Organic Modern House Design

Organic Modern Architecture: Designing a Nature-Inspired Home in California’s Golden Hills.

There is a certain light in California’s golden hills that never quite leaves you. In late afternoons, the sun stretches across the dry grass, turning it into a sea of amber, while century-old oaks and olive trees cast long shadows across the slopes.

It’s a place where design cannot simply be imposed; it must grow out of the land, as naturally as the oaks themselves.

That is the starting point for a house envisioned here—not just a structure, but a living presence in harmony with its surroundings.

 

 

The process begins not with blueprints but with listening. The land speaks first: the dry summers, the cool evenings, the occasional rains that turn the hills green in spring. The wildlife speaks too—deer grazing nearby, hawks circling overhead, the sound of coyotes at night.

To live here is to live with them, not against them.

The design must respect these rhythms, bending around the old trees, softening edges so the landscape and its creatures remain at home.

 



California has always had a special relationship with modernism, one that carries lessons for any architect or dreamer working here. Mid-century visionaries like Joseph Eichler believed houses could be transparent, open to the world, filled with light and air.

Those designs, so often celebrated in the pages of Sunset magazine, became less about architecture and more about lifestyle: the idea that a house should breathe, flow, and connect you directly to the outdoors. That ethos remains powerful today.

The challenge is not to copy but to continue the lineage—to build with the same honesty and clarity, but tuned to today’s needs and tomorrow’s legacy.

 

 

 

The palette of materials must feel inevitable, as though the house could not have been built with anything else. Split stone that seems to rise from the hillside, its surfaces cool and permanent. Drift-gray barn wood that carries the patina of time, blending with the bark of the oaks and the weathered tones of the grasses. Linen, stone, and wood interiors that breathe, allowing light to soften and air to move.

These choices are not only aesthetic but practical. Stone tempers the heat, wood ages gracefully instead of decaying, and linen absorbs the shifting qualities of daylight.

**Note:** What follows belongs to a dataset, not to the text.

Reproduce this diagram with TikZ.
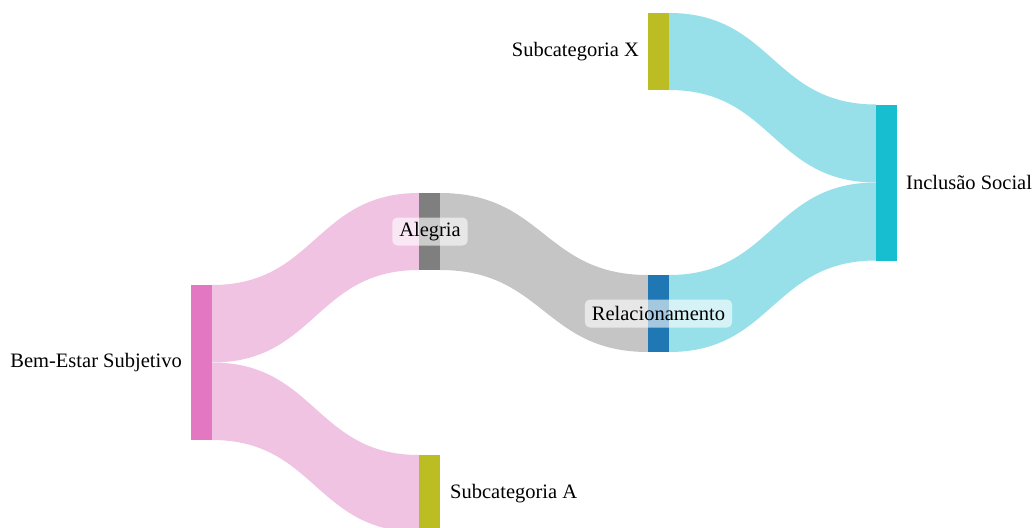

Even ventilation is designed with the breeze in mind, reducing dependence on machines in a climate that rewards openness.

 

 

Minimalism here is not a gesture of austerity but of respect. Every line, every surface, is considered carefully.

There is no need for excess—rooms are open, terraces shaded, spaces filled with natural light rather than ornament. What matters is the experience of living: waking to sunlight through linen curtains, throwing full-width open - sliding NANA doors to let the hillside air flow through, watching deer move silently across the field at dusk.

The house becomes less about walls and more about the intervals between them, the seamless blending of interior and exterior.

 

 

 

Designing for today also means designing for tomorrow. 

This house should not be a fashionable object destined to feel dated. It is imagined as something ageless, aging alongside the trees, enduring as the seasons change.

 

 

Future generations should find it as relevant as the day it was built, able to oil the wood, replace the fabric, let the stone deepen in patina, and continue the cycle of care.

In an era when so many houses are treated as disposable, there is something radical in the idea of permanence.

 

 

 

This is, ultimately, a vision of the California lifestyle at its most essential.

 

A life lived simply but beautifully, in conversation with the land and climate, where architecture frames the golden light without competing with it.

It is an echo of the modernist ideals celebrated decades ago, but carried forward with a consciousness of sustainability, resilience, and timeless craft.

 

 

Someday, a hundred years from now, the oaks will still be standing, their branches reaching toward the sun. 

If the design succeeds, the house will still be there too, resting quietly among them, its materials worn but not weakened, its presence inseparable from the hillside.

 

Whoever lives there will then feel what we feel now: that this was not just a house built on land, but with it.